Croix de guerre en 1946, médaille de la Résistance en 1948, médaille de la France Libre en 1952, médaille militaire en 1961, chevalier de la Légion d'Honneur en 1977 puis officier en 1984, Emile Seurat est décédé en 1997 à l'âge de 90 ans.
Après-guerre, Ida a retrouvé une vie normale. En 1962, le couple qui a eu trois enfants, s'installe à Ville-d'Avray (Hauts-de-Seine). 
Au terme d'une vie paisible, Ida est décédée dans sa 104e année, le 25 avril 2019.
Inhumée le 2 mai 2019 au cimetière des Longs-Réages (division C, section O, tombe 532) de Meudon, 29 avenue de la Paix, elle repose aux côtés de son mari, Émile, né le 6 novembre 1907 à Boulogne-sur-Mer, décédé le 2 juillet 1997.

Thierry Noël-Guitelman

(1) CDJC-XXVa-203 Lettre du 27 octobre 1942.
(2) Maurice Rajsfus : " Opération Etoile jaune " (Le Cherche Midi, 2002) p.119.
Dans " La police de Vichy " (Le Cherche Midi, 1995), Maurice Rajsfus, évoquant ce cas rare (p. 110) parle de " demande à la fois habile et émouvante ".
(3) Le service secret du CDM était dirigé par le commandant Mollard, arrêté par la Gestapo en septembre 1943.
Une section spéciale du CDM se constitua dans les parcs des sociétés de transports, pour camoufler 8.000 véhicules.
Fin 1941, le CDM était en mesure d'équiper en armes légères le double de l'armée de l'Armistice. Des matériels utilisés par les maquis et en 1944, les stocks non distribués seront mis à disposition de la 1re Armée Française.
Le service du CDM paiera cher son action : 91 morts, 106 déportés et 200 internés.
Le 27 août 1945, le colonel Emile Mollard, de retour de Buchenwald, sera cité par le Général De Gaulle. (Bulletin n°132 de l'Association d'études historiques " Symboles et traditions " (juin 1998). p.7 à 11).
Lire aussi " La première résistance : le camouflage des armes - Les secrets du réseau CDM 1940-1944 ". Philibert de Lois (Editions L'Esprit du Livre, 2010).
(4 et 5) Entretien d'Ida Guitelman avec l'auteur (juin 2004).
(6) L'annexe du service IV-J de l'avenue Foch, installé dans les locaux de l'Ile de la Cité, s'installera au 19, rue de Téhéran.
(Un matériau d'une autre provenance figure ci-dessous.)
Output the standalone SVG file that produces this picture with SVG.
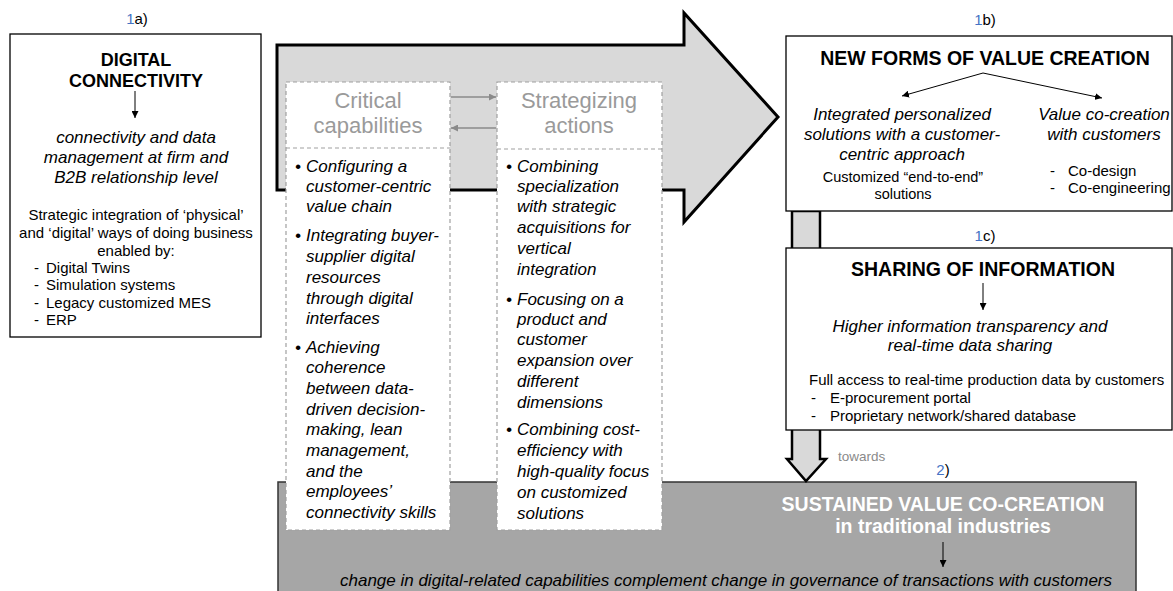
<svg xmlns="http://www.w3.org/2000/svg" width="1173" height="591" viewBox="0 0 1173 591">
<defs>
<marker id="ah" viewBox="0 0 10 10" refX="10" refY="5" markerWidth="7" markerHeight="7" markerUnits="userSpaceOnUse" orient="auto"><path d="M0,0 L10,5 L0,10 z" fill="#000"/></marker>
<marker id="ahg" viewBox="0 0 10 10" refX="10" refY="5" markerWidth="7" markerHeight="7" markerUnits="userSpaceOnUse" orient="auto"><path d="M0,0 L10,5 L0,10 z" fill="#8a8a8a"/></marker>
<style>
text{font-family:"Liberation Sans",Arial,sans-serif;fill:#000}
.lbl{font-size:15px;text-anchor:middle}
.blue{fill:#4472c4}
.title{font-size:19.5px;font-weight:bold;text-anchor:middle}
.it{font-size:17px;font-style:italic}
.itc{font-size:17px;font-style:italic;text-anchor:middle}
.reg{font-size:15px}
.regc{font-size:15px;text-anchor:middle}
.gh{font-size:22px;fill:#9a9a9a;text-anchor:middle}
.box{fill:#fff;stroke:#000;stroke-width:1.3}
.dash{fill:#fff;stroke:#a0a0a0;stroke-width:1.2;stroke-dasharray:4 3}
.fat{fill:#d9d9d9;stroke:#000;stroke-width:3;stroke-linejoin:miter}
.thin{stroke:#000;stroke-width:1;fill:none}
.gthin{stroke:#8a8a8a;stroke-width:1.3;fill:none}
</style>
</defs>

<g id="big-arrow">
<polygon class="fat" points="277,45 684,45 684,13 778,117 684,222 684,190 277,190"/>
</g>

<g id="node-2">
<rect x="278" y="482" width="858" height="120" fill="#a6a6a6" stroke="#333" stroke-width="1.5"/>
<text class="lbl" x="943" y="475"><tspan class="blue">2</tspan>)</text>
<text class="title" x="943" y="511" style="fill:#fff">SUSTAINED VALUE CO-CREATION</text>
<text class="title" x="943" y="533" style="fill:#fff">in traditional industries</text>
<text class="it" x="726" y="586" text-anchor="middle">change in digital-related capabilities complement change in governance of transactions with customers</text>
</g>

<g id="fat-down-arrow">
<polygon points="792,211 820,211 820,459 826,459 806,481 787,459 792,459" fill="#d9d9d9" stroke="#000" stroke-width="2.5" stroke-linejoin="miter"/>
<text x="838" y="461" style="font-size:13.5px;fill:#8a8a8a">towards</text>
</g>

<g id="node-1a">
<text class="lbl" x="137" y="24"><tspan class="blue">1</tspan>a)</text>
<rect class="box" x="10" y="34" width="251" height="303"/>
<text x="136" y="66" style="font-size:18px;font-weight:bold;text-anchor:middle">DIGITAL</text>
<text x="136" y="87" style="font-size:18px;font-weight:bold;text-anchor:middle">CONNECTIVITY</text>
<text class="itc" x="136" y="143">connectivity and data</text>
<text class="itc" x="136" y="163">management at firm and</text>
<text class="itc" x="136" y="183">B2B relationship level</text>
<text class="regc" x="136" y="220">Strategic integration of ‘physical’</text>
<text class="regc" x="136" y="238">and ‘digital’ ways of doing business</text>
<text class="regc" x="136" y="256">enabled by:</text>
<text class="reg" x="34" y="273">-</text><text class="reg" x="46" y="273">Digital Twins</text>
<text class="reg" x="34" y="290">-</text><text class="reg" x="46" y="290">Simulation systems</text>
<text class="reg" x="34" y="308">-</text><text class="reg" x="46" y="308">Legacy customized MES</text>
<text class="reg" x="34" y="325">-</text><text class="reg" x="46" y="325">ERP</text>
</g>

<g id="node-critical">
<rect class="dash" x="286" y="82" width="164" height="448"/>
<line x1="286" y1="148" x2="450" y2="148" stroke="#a0a0a0" stroke-width="1.2" stroke-dasharray="4 3"/>
<text class="gh" x="368" y="108">Critical</text>
<text class="gh" x="368" y="133">capabilities</text>
<g class="it">
<text class="it" x="295" y="172">•</text>
<text class="it" x="306" y="172">Configuring a</text>
<text class="it" x="306" y="192">customer-centric</text>
<text class="it" x="306" y="212">value chain</text>
<text class="it" x="295" y="241">•</text>
<text class="it" x="306" y="241">Integrating buyer-</text>
<text class="it" x="306" y="262">supplier digital</text>
<text class="it" x="306" y="283">resources</text>
<text class="it" x="306" y="304">through digital</text>
<text class="it" x="306" y="324">interfaces</text>
<text class="it" x="295" y="353">•</text>
<text class="it" x="306" y="353">Achieving</text>
<text class="it" x="306" y="373">coherence</text>
<text class="it" x="306" y="394">between data-</text>
<text class="it" x="306" y="415">driven decision-</text>
<text class="it" x="306" y="435">making, lean</text>
<text class="it" x="306" y="456">management,</text>
<text class="it" x="306" y="477">and the</text>
<text class="it" x="306" y="497">employees’</text>
<text class="it" x="306" y="518">connectivity skills</text>
</g>
</g>

<g id="node-strategizing">
<rect class="dash" x="497" y="82" width="165" height="448"/>
<line x1="497" y1="149" x2="662" y2="149" stroke="#a0a0a0" stroke-width="1.2" stroke-dasharray="4 3"/>
<text class="gh" x="579" y="108">Strategizing</text>
<text class="gh" x="579" y="133">actions</text>
<text class="it" x="506" y="172">•</text>
<text class="it" x="517" y="172">Combining</text>
<text class="it" x="517" y="192">specialization</text>
<text class="it" x="517" y="212">with strategic</text>
<text class="it" x="517" y="233">acquisitions for</text>
<text class="it" x="517" y="254">vertical</text>
<text class="it" x="517" y="275">integration</text>
<text class="it" x="506" y="305">•</text>
<text class="it" x="517" y="305">Focusing on a</text>
<text class="it" x="517" y="325">product and</text>
<text class="it" x="517" y="345">customer</text>
<text class="it" x="517" y="366">expansion over</text>
<text class="it" x="517" y="387">different</text>
<text class="it" x="517" y="408">dimensions</text>
<text class="it" x="506" y="435">•</text>
<text class="it" x="517" y="435">Combining cost-</text>
<text class="it" x="517" y="456">efficiency with</text>
<text class="it" x="517" y="477">high-quality focus</text>
<text class="it" x="517" y="498">on customized</text>
<text class="it" x="517" y="519">solutions</text>
</g>

<g id="node-1b">
<text class="lbl" x="985" y="25"><tspan class="blue">1</tspan>b)</text>
<rect class="box" x="786" y="36" width="386" height="175"/>
<text class="title" x="985" y="65">NEW FORMS OF VALUE CREATION</text>
<text class="itc" x="902" y="120">Integrated personalized</text>
<text class="itc" x="902" y="140">solutions with a customer-</text>
<text class="itc" x="902" y="160">centric approach</text>
<text class="regc" x="903" y="182" style="font-size:14.5px">Customized “end-to-end”</text>
<text class="regc" x="903" y="199" style="font-size:14.5px">solutions</text>
<text class="itc" x="1104" y="120">Value co-creation</text>
<text class="itc" x="1104" y="140">with customers</text>
<text class="reg" x="1050" y="176">-</text><text class="reg" x="1068" y="176">Co-design</text>
<text class="reg" x="1050" y="193">-</text><text class="reg" x="1068" y="193">Co-engineering</text>
</g>

<g id="node-1c">
<text class="lbl" x="985" y="241"><tspan class="blue">1</tspan>c)</text>
<rect class="box" x="786" y="248" width="386" height="182"/>
<text class="title" x="983" y="276">SHARING OF INFORMATION</text>
<text class="itc" x="970" y="332">Higher information transparency and</text>
<text class="itc" x="970" y="351">real-time data sharing</text>
<text class="reg" x="809" y="385">Full access to real-time production data by customers</text>
<text class="reg" x="811" y="403">-</text><text class="reg" x="830" y="403">E-procurement portal</text>
<text class="reg" x="811" y="421">-</text><text class="reg" x="830" y="421">Proprietary network/shared database</text>
</g>

<g id="connectors">
<line class="thin" x1="135" y1="91" x2="135" y2="118" marker-end="url(#ah)"/>
<line class="gthin" x1="451" y1="97" x2="496" y2="97" marker-end="url(#ahg)"/>
<line class="gthin" x1="496" y1="128" x2="451" y2="128" marker-end="url(#ahg)"/>
<line class="thin" x1="983" y1="73" x2="902" y2="96" marker-end="url(#ah)"/>
<line class="thin" x1="983" y1="73" x2="1102" y2="98" marker-end="url(#ah)"/>
<line class="thin" x1="983" y1="283" x2="983" y2="310" marker-end="url(#ah)"/>
<line class="thin" x1="943" y1="542" x2="943" y2="567" marker-end="url(#ah)"/>
</g>
</svg>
(7) Jean-Marc Berlière et Laurent Chabrun : " Les policiers français sous l'Occupation " (Perrin, 2001) p. 284-289.
(7bis) CDJC-XXVI-1 
(8) Archives de la Préfecture de Police de Paris. Dossier d'épuration n° KB 59.
Patrice Arnaud, Fabien Theofilakis : " Gestapo et polices allemandes " (CNRS Editions, 2017) note 277
(8bis) AN, Z6NL 15862, affaire classée le 22 avril 1947. AN, Z6NL 17914, affaire classée le 15 avril 1948. AN, Z5 286, dossier 8657. Trois classements par la cour de justice de la Seine et le tribunal militaire permanent de Paris. Cité par Laurent Joly : "Dénoncer les juifs sous l'Occupation" (CNRS Editions, 2017, p. 92-107)
(9) Archives de la Préfecture de Police de Paris. Dossier d'épuration n° KB 98;
(10) Lettre manuscrite en possession de l'auteur, du 26 mai 1945, du général Blanc et attestation du chef d'escadron Triquigneaux, successeur du Lt-Col Mollard, du 25 août 1944.